Am I using the wrong approach?
• May 5th 2009, 08:03 PM
manjohn12
2. Suppose $A \cup B$ is not connected. Then $A \cup B = H \cup K$ for separable sets $H$ and $K$. Now define $A_1 = H \cap A$ and $A_2 = K \cap A$. Then $A = A_1 \cup A_2$ where $A_1$ and $A_2$ are separable. This implies that $A$ is not connected. Contradiction.
• May 5th 2009, 08:33 PM
h2osprey
Quote:

Originally Posted by manjohn12
2. Suppose $A \cup B$ is not connected. Then $A \cup B = H \cup K$ for separable sets $H$ and $K$. Now define $A_1 = H \cap A$ and $A_2 = K \cap A$. Then $A = A_1 \cup A_2$ where $A_1$ and $A_2$ are separable. This implies that $A$ is not connected. Contradiction.

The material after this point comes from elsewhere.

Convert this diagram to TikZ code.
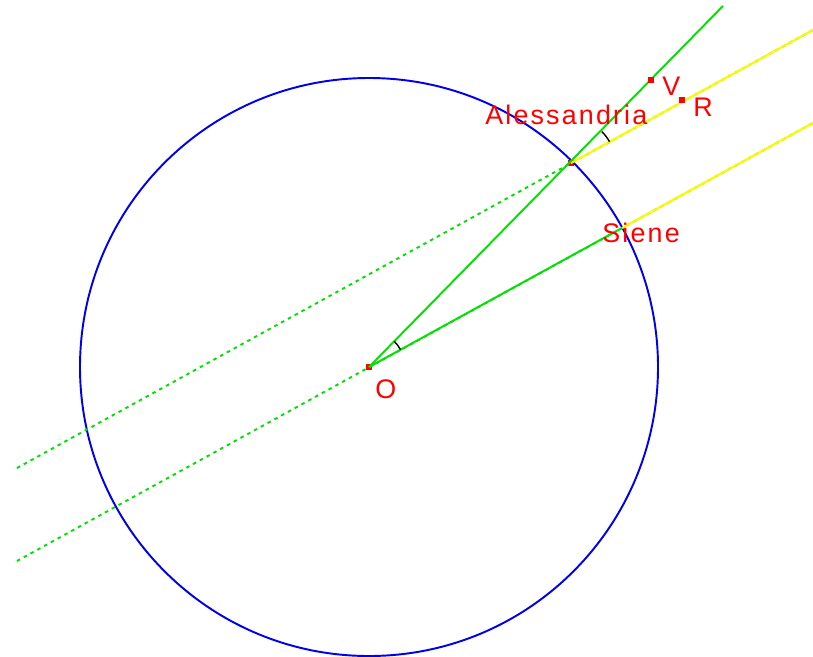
\documentclass[tikz,border=0pt]{standalone}
\usepackage{fontspec}
\setmainfont{Liberation Sans}
\usepackage{tikz}
\definecolor{earthblue}{RGB}{0,0,235}
\definecolor{raygreen}{RGB}{0,225,0}
\definecolor{sunyellow}{RGB}{250,250,0}

\begin{document}
\begin{tikzpicture}[x=0.02cm, y=-0.02cm,
  pt/.style={fill=red, inner sep=0pt, minimum size=0.12cm},
  lbl/.style={text=red, inner sep=0pt, anchor=base west,
    font=\fontsize{15.3}{18}\selectfont\addfontfeature{LetterSpace=8}},
  ray/.style={raygreen, line width=1.1pt},
  dotray/.style={raygreen, line width=1.1pt, dash pattern=on 2pt off 2.4pt},
  sunray/.style={sunyellow, line width=1.2pt}]
  \useasboundingbox (0,0) rectangle (813,656);

  % Points
  \node[pt] (O) at (369,367) {};
  \node[pt] (A) at (571,163) {};
  \coordinate (S) at (622,228);
  \coordinate (zenA) at (723,6);
  \coordinate (farA) at (17,468);
  \coordinate (sunA) at (813,30);
  \coordinate (farO) at (17,561);
  \coordinate (sunS) at (813,123);

  % Earth
  \draw[earthblue, line width=1.1pt] (O.center) circle[radius=289];

  % Sun rays (dotted part)
  \draw[dotray] (farA) -- (sunA);
  \draw[dotray] (farO) -- (sunS);

  % Sun rays (yellow part)
  \draw[sunray] (A.center) -- (sunA);
  \draw[sunray] (S) -- (sunS);

  % Verticals from the centre
  \draw[ray] (O.center) -- (zenA);
  \draw[ray] (O.center) -- (S);

  % Angles
  \draw[black, line width=0.8pt] (A.center) ++(-28.8:44) arc[start angle=-28.8, end angle=-45.5, radius=44];
  \draw[black, line width=0.8pt] (O.center) ++(-28.8:36) arc[start angle=-28.8, end angle=-45.5, radius=36];

  \node[pt] (V) at (651,80) {};
  \node[pt] (R) at (682,100) {};

  % Labels
  \node[lbl] (lA) at (485,124) {Alessandria};
  \node[lbl] (lS) at (602,242) {Siene};
  \node[lbl] (lO) at (375,398) {O};
  \node[lbl] (lV) at (662,95) {V};
  \node[lbl] (lR) at (693,116) {R};
\end{tikzpicture}
\end{document}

How would you prove that $A_1 = H \cap A$ and $A_2 = K \cap A$ are non-empty?
• May 6th 2009, 05:40 AM
manjohn12
Suppose $A \cup B$ is not connected. We know that $X-A = B \cup C$ is a separation of $X-A$. Let $A \cup B = H \cup K$ be a separation of $A \cup B$. Then $\overline{B} \subset X-C$, $\overline{C} \subset X-B$, $\overline{H} \subset X-K$ and $\overline{K} \subset X-H$. Now $A \cup B \cup C = X = C \cup H \cup K$. Now $A$ is completely contained in either $H$ or $K$. WLOG suppose $A \subset H$. Then $K = H \cup K-H \subset A \cup B-A \subset B$. Also $\overline{K} \subset \overline{B} \subset X-C$. Then $\overline{C \cup H} = \overline{C} \cup \overline{H} \subset (X-B) \cup (X-K) = (C \cup A) \cup (C \cup H) \subset C \cup H$. Also $\overline{K} \subset (X-C) \cap (X-H) = K$. So $C \cup H = \overline{C \cup H}$ and $K = \overline{K}$ are closed. Hence $X = (C \cup H) \cup K$ which is a separation of $X$. Contradiction.